Provided material ▸
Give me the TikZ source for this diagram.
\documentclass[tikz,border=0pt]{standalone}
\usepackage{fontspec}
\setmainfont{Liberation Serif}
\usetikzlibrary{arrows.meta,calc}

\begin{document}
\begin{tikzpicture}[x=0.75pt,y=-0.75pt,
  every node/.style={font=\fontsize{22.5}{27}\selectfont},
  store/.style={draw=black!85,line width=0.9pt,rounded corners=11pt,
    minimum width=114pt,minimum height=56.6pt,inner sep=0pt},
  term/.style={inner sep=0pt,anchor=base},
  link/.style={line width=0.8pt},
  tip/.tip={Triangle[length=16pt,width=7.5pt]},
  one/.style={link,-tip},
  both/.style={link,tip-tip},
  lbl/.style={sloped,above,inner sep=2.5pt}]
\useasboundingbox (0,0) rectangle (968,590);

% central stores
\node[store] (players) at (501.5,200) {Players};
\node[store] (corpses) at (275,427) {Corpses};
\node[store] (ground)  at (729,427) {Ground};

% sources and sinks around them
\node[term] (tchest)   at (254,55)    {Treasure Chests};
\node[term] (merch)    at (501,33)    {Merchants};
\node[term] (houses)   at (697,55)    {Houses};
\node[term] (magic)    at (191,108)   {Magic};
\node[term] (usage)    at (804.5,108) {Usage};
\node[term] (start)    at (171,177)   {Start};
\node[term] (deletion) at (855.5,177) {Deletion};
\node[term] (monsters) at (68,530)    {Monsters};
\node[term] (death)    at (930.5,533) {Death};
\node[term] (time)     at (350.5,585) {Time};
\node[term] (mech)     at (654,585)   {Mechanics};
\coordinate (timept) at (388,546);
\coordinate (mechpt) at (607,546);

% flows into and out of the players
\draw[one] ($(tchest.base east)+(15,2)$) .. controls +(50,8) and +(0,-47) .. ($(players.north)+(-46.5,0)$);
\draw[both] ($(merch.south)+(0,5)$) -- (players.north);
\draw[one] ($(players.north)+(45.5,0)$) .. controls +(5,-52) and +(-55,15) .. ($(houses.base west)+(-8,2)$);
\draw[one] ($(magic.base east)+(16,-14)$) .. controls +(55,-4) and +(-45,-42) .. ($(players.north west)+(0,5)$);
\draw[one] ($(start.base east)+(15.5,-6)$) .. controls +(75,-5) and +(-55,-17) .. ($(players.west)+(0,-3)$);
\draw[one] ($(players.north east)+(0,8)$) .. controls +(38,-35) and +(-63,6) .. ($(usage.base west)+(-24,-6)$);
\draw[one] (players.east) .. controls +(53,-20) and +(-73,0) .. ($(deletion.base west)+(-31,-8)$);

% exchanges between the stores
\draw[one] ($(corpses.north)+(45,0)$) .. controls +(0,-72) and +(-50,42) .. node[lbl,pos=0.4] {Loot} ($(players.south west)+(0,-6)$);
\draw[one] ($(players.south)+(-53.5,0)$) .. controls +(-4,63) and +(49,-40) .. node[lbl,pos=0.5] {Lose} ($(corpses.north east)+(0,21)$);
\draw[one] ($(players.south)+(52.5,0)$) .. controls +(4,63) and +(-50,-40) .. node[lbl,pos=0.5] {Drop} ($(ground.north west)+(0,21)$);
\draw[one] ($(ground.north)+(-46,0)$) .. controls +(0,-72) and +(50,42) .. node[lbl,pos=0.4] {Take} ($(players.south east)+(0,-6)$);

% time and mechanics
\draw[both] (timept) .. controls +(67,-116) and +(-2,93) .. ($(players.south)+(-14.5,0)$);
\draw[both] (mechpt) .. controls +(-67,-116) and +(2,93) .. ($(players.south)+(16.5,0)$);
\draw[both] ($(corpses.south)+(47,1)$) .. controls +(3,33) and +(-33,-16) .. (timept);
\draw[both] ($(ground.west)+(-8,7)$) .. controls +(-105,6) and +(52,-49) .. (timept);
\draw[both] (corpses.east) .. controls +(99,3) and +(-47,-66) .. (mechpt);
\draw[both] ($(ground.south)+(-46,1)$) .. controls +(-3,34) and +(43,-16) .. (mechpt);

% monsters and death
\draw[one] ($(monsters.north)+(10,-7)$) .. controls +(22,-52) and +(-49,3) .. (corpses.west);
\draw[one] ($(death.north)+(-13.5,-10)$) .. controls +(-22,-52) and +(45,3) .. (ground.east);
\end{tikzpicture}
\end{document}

Stated exercise ▸ Starting at the first line of the listing, retype every line up to and including the one with "(0,0) rectangle (968,590);".

Full output ▸
Give me the TikZ source for this diagram.
\documentclass[tikz,border=0pt]{standalone}
\usepackage{fontspec}
\setmainfont{Liberation Serif}
\usetikzlibrary{arrows.meta,calc}

\begin{document}
\begin{tikzpicture}[x=0.75pt,y=-0.75pt,
  every node/.style={font=\fontsize{22.5}{27}\selectfont},
  store/.style={draw=black!85,line width=0.9pt,rounded corners=11pt,
    minimum width=114pt,minimum height=56.6pt,inner sep=0pt},
  term/.style={inner sep=0pt,anchor=base},
  link/.style={line width=0.8pt},
  tip/.tip={Triangle[length=16pt,width=7.5pt]},
  one/.style={link,-tip},
  both/.style={link,tip-tip},
  lbl/.style={sloped,above,inner sep=2.5pt}]
\useasboundingbox (0,0) rectangle (968,590);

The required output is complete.